The agreement is carried out automatically by the machine as follows:
- The agreement occurs only if the term to be added is not invariant (i.e., if it is provided between [brackets] and associated to an existing paradigm)
- The term to be added follows the rules defined in the paradigm, according, first, to the categories explicitly informed in the composition rule and, secondly, to the categories inherited from the base form. In case of conflict, the former prevails over the latter.
- The agreement will occur only if the term to be added satisfies all the conditions stated in the corresponding paradigm.[1]
Consider, for instance, the case below:
- paradigm X = NOM&SNG:=0>"";NOM&PLR:=0>"e";ACC&SNG:=0>"m";ACC&PLR:=0>"s"; etc
- paradigm Y = FEM&NOM&SNG:=2>"a";MCL&NOM&SNG:=0>"";NEU&NOM&SNG:=1>"m";FEM&NOM&PLR:=2>"ae";MCL&NOM&SNG:=2>"i";NEU&NOM&SNG:=2>"a";etc.
- lemma = lingua franca (Latin)
- base form = lingua (GEN=FEM, PARADIGM=X)
- composition rules (compare the difference: the correct rule is the last one)
Composition rule | Inflections | Description |
---|---|---|
NA("franca",JP) | lingua franca, linguae franca, linguam franca, linguas franca, etc. | the base form "lingua" follows the rules of the inflection of the paradigm X; the term "franca" is invariant, because a "string" |
NA([francus],J,M0) | lingua francus, linguae francus, linguam francus, linguas francus, etc. | the base form "lingua" follows the rules of the inflection of the paradigm X; the term "francus" is invariant, because M0 |
NA([francus],J,FEM,SNG,NOM,MY) | lingua franca, linguae franca, linguam franca, linguas franca, etc. | the base form "lingua" follows the rules of the inflection of the paradigm X; the term "franca" has gender (FEM), number (SNG) and case (NOM) fixed and, therefore, follows only the rule FEM&NOM&SNG from MY |
NA([francus],J,FEM,SNG,MY) | lingua franca, linguae franca, linguam francam, linguas francam, etc. | the base form "lingua" follows the rules of the inflection of the paradigm X; the term "franca" has gender (FEM) and number (SNG) fixed and, therefore, follows only the rules FEM&NOM&SNG, FEM&ACC&SNG, etc.) |
NA([franca],J,MY) | lingua franca, linguae francae, linguam francam, linguas francas, etc. | the base form "lingua" follows the rules of the inflection of the paradigm X; the term "franca" follows the rules FEM&NOM&SNG, FEM&NOM&PLR, FEM&ACC&SNG, etc, according to the corresponding values of "lingua" - note that the rules containing MCL and NEU will not be applied, because the only gender information, inherited from the "lingua", is FEM. |
Observations
- Composition rules must end in semicolon
VH([in],P)- VH([in],P);
- Inflectional paradigms must be informed only if not invariant (i.e., not M0)
VH([in],P,M0);- VH([in],P);
- Phrasal verbs
- Particles of phrasal verbs must be represented as part of the head, if non separable, or as adjuncts, if separable:
- give in = VH([in],P); (because
"give something in") - give back = VA([back],A); (because "give back something" or "give something back")
- give in = VH([in],P); (because
- "Quotes" or [brackets]?
- In the compound-formation process, the UNLarium distinguishes between strings (to be represented between "") and lemmas (to be represented between [ ]).
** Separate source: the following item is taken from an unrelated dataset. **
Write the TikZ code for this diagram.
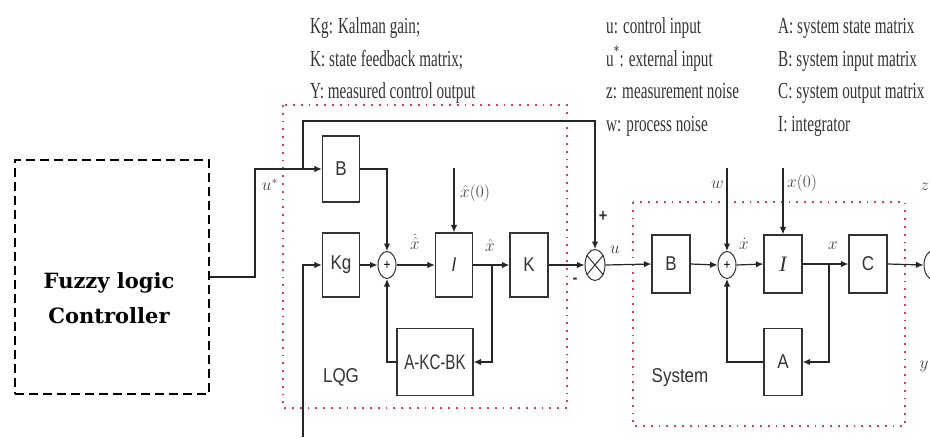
\documentclass[tikz,border=0pt]{standalone}
\usepackage{fontspec}
\setmainfont{Liberation Serif}
\newfontfamily\topfont[FakeStretch=0.66]{Liberation Serif}
\newfontfamily\blkfont[FakeStretch=0.85]{Liberation Sans}
\newfontfamily\akcfont[FakeStretch=0.72]{Liberation Sans}
\newfontfamily\fuzfont{DejaVu Serif}
\usetikzlibrary{arrows.meta,shapes.geometric}
\definecolor{dotred}{RGB}{225,60,80}
\begin{document}
\begin{tikzpicture}[x=1pt,y=-1pt,
  blk/.style={draw=black!80, line width=1.3pt, minimum width=37pt, minimum height=64pt, inner sep=0pt,
    font=\blkfont\fontsize{20}{22}\selectfont, text=black!80},
  sumn/.style={draw=black!80, ellipse, minimum width=18pt, minimum height=27pt, inner sep=0pt, line width=1pt,
    font=\blkfont\fontsize{14}{14}\selectfont},
  arr/.style={-{Latex[length=7.5pt,width=6.5pt]}, line width=1.2pt, draw=black!85},
  redbox/.style={draw=dotred, line width=1.8pt, dash pattern=on 1.8pt off 6pt},
  fuzbox/.style={draw, line width=2.2pt, dash pattern=on 9pt off 5pt, inner sep=0pt},
  mlab/.style={font=\fontsize{18}{20}\selectfont, text=black!75, inner sep=0pt},
  toptxt/.style={anchor=base west, font=\topfont\fontsize{23}{25}\selectfont, inner sep=0pt, text=black!80},
  sansl/.style={font=\blkfont\fontsize{20}{22}\selectfont, text=black!80, inner sep=0pt},
  sgn/.style={font=\blkfont\bfseries\fontsize{17}{17}\selectfont, text=black!80, inner sep=0pt}]
\useasboundingbox (0,0) rectangle (930,437);
\clip (0,0) rectangle (930,437);

% legend texts
\node[toptxt] (t1) at (310,33) {Kg: Kalman gain;};
\node[toptxt] (t2) at (310,66) {K: state feedback matrix;};
\node[toptxt] (t3) at (310,98) {Y: measured control output};
\node[toptxt] (t4) at (606,33) {u: control input};
\node[toptxt] (t5) at (606,66) {u\textsuperscript{*}: external input};
\node[toptxt] (t6) at (606,98) {z: measurement noise};
\node[toptxt] (t7) at (606,131) {w: process noise};
\node[toptxt] (t8) at (778,33) {A: system state matrix};
\node[toptxt] (t9) at (778,66) {B: system input matrix};
\node[toptxt] (t10) at (778,98) {C: system output matrix};
\node[toptxt] (t11) at (778,131) {I: integrator};

% red dotted frames
\draw[redbox] (283,105) rectangle (567,408);
\draw[redbox] (633,202) rectangle (905,426);

% fuzzy controller
\node[fuzbox, minimum width=194pt, minimum height=234pt] (F) at (112,277) {};
\node[font=\fuzfont\bfseries\fontsize{21}{35}\selectfont, align=center, inner sep=0pt] (ft) at (109,298) {Fuzzy logic\\Controller};

% LQG blocks
\node[blk, minimum height=66pt] (B1) at (341,169) {B};
\node[blk] (Kg) at (341,265) {Kg};
\node[sumn] (S1) at (387,265) {+};
\node[blk] (I1) at (454,265) {\itshape I};
\node[blk, minimum width=38pt] (K) at (529,265) {K};
\node[blk, minimum width=76pt, minimum height=67pt, font=\akcfont\fontsize{21}{22}\selectfont] (AKC) at (435,362) {A-KC-BK};
\node[sansl] (lqg) at (341,377) {LQG};

% multiplier
\node[draw=black!80, ellipse, minimum width=20pt, minimum height=31pt, inner sep=0pt, line width=1pt] (M) at (595,265) {};
\draw[line width=1pt, black!80] (M.50) -- (M.230) (M.130) -- (M.310);

% system blocks
\node[blk, minimum width=38pt, minimum height=58pt] (B2) at (671,264) {B};
\node[sumn] (S2) at (727,265) {+};
\node[blk, minimum width=38pt, minimum height=58pt, font=\rmfamily\itshape\fontsize{22}{22}\selectfont] (I2) at (783,264) {I};
\node[blk, minimum width=38pt, minimum height=58pt] (C) at (868,264) {C};
\node[blk, minimum width=38pt, minimum height=67pt] (A2) at (783,362) {A};
\node[sansl] (sys) at (680,378) {System};
\node[draw=black!80, ellipse, minimum width=22pt, minimum height=31pt, inner sep=0pt, line width=1pt] (Out) at (935,265) {};

% coordinates
\coordinate (j1) at (255,200);
\coordinate (jt) at (303,169);
\coordinate (tt) at (303,121);
\coordinate (kin) at (303,437);
\coordinate (x0a) at (454,168);
\coordinate (jx) at (492,265);
\coordinate (w0) at (727,168);
\coordinate (x02) at (783,168);
\coordinate (jX) at (829,265);

% connectors LQG
\draw[arr] (F.east) -| (j1) |- (B1.west);
\draw[arr] (jt) -- (tt) -| (M.north);
\draw[arr] (kin) |- (Kg.west);
\draw[arr] (B1.east) -| (S1.north);
\draw[arr] (Kg.east) -- (S1.west);
\draw[arr] (S1.east) -- (I1.west);
\draw[arr] (x0a) -- (I1.north);
\draw[arr] (I1.east) -- (K.west);
\draw[arr] (jx) |- (AKC.east);
\draw[arr] (AKC.west) -| (S1.south);
\draw[arr] (K.east) -- (M.west);
% connectors system
\draw[arr] (M.east) -- (B2.west);
\draw[arr] (B2.east) -- (S2.west);
\draw[arr] (w0) -- (S2.north);
\draw[arr] (S2.east) -- (I2.west);
\draw[arr] (x02) -- (I2.north);
\draw[arr] (I2.east) -- (C.west);
\draw[arr] (jX) |- (A2.east);
\draw[arr] (A2.west) -| (S2.south);
\draw[arr] (C.east) -- (Out.west);

% signal labels
\node[mlab] (lus) at (270,185) {$u^{*}$};
\node[mlab, anchor=west] (lx0) at (460,193) {$\hat{x}(0)$};
\node[mlab] (lxhd) at (415,242) {$\dot{\hat{x}}$};
\node[mlab] (lxh) at (490,245) {$\hat{x}$};
\node[sgn] (lplus) at (603,217) {+};
\node[sgn] (lminus) at (575,281) {-};
\node[mlab] (lu) at (615,250) {$u$};
\node[mlab, anchor=east] (lw) at (724,185) {$w$};
\node[mlab, anchor=west] (lx02) at (787,183) {$x(0)$};
\node[mlab] (lxd) at (744,244) {$\dot{x}$};
\node[mlab] (lx) at (833,246) {$x$};
\node[mlab] (lz) at (925,187) {$z$};
\node[mlab] (ly) at (924,366) {$y$};
\end{tikzpicture}
\end{document}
The difference between strings and lemmas has to do with the dictionary status: lemmas (but not strings) are expected to be dictionary entries.
- VA("into account",AP); (the string "into account" is not expected to be a dictionary entry)
- VC([sense],N,M2); (the term "sense" is expected to be a dictionary entry).
- Lexical categories (A,J,N,V,P,...) or maximal projections (AP,JP,NP,VP,PP,...)?
- [Dictionary entries] must be associated to their lexical category whereas "strings" must be associated to their maximal projection
- take into account = VA("into account",AP); and not
VA([into account],A,M0); - make sense = VC([sense],N,M2); and not
VC("sense",NP);
- take into account = VA("into account",AP); and not
- General syntactic roles (NP, PP, XP) must not be defined in composition rules but inside the subcategorization frame
- throw <person> to the lions =VA("to the lions",AP,M0); (and not "VA("to the lions",AP,M0)VC(NP);". The lemma should be associated to the transitive frame instead)
- There can be as many composition rules as necessary to form the lemma out of the base form.
- VH([up],P)VC("the ghost",NP); (give > give up the ghost)
- Compounds must include as many terms as different syntactic roles.
- give up the ghost = VH([up],P,M0)VC("the ghost",NP); (
VH("up the ghost")orVC("up the ghost")) - Order is to be represented by the distribution features (">", ">>", "<", "<<", ...), if not default
- VC([love],N,M0); (order must not be informed, because in English complements come at the right side by default: make > make love)
- NS([the],D); (order must not be informed, because in English specifiers come at the left side, by default: Netherlands > the Netherlands)
- NA([available],J,>>); (order must be informed, because in English nominal adjuncts come at the left side, by default: table > new table)
- Adjacency is to be represented by the adjacency features (AJ0,AJ1,AJ2,...), if not default
- VC([love],N,M2); (adjacency must not be informed, because in English complements come after the head, by default: make > make love)
- VH([up],P)VC("the ghost",NP); (adjacency must not be informed, because in English head particles come before complements, by default: give > give up the ghost)
- VA([home],A,AJ1)VC("the bacon",NP,AJ2); (adjacency must be informed because in English the complement is normally generated before the adjunct: bring the bacon home)
Notes
- ↑ If the term to be added is associated to a paradigm that requires, for instance, gender (MCL, FEM, etc), the inflections will be generated if, and only if, these values are either informed explicitly in the composition rule or if they can be inherited from the base form).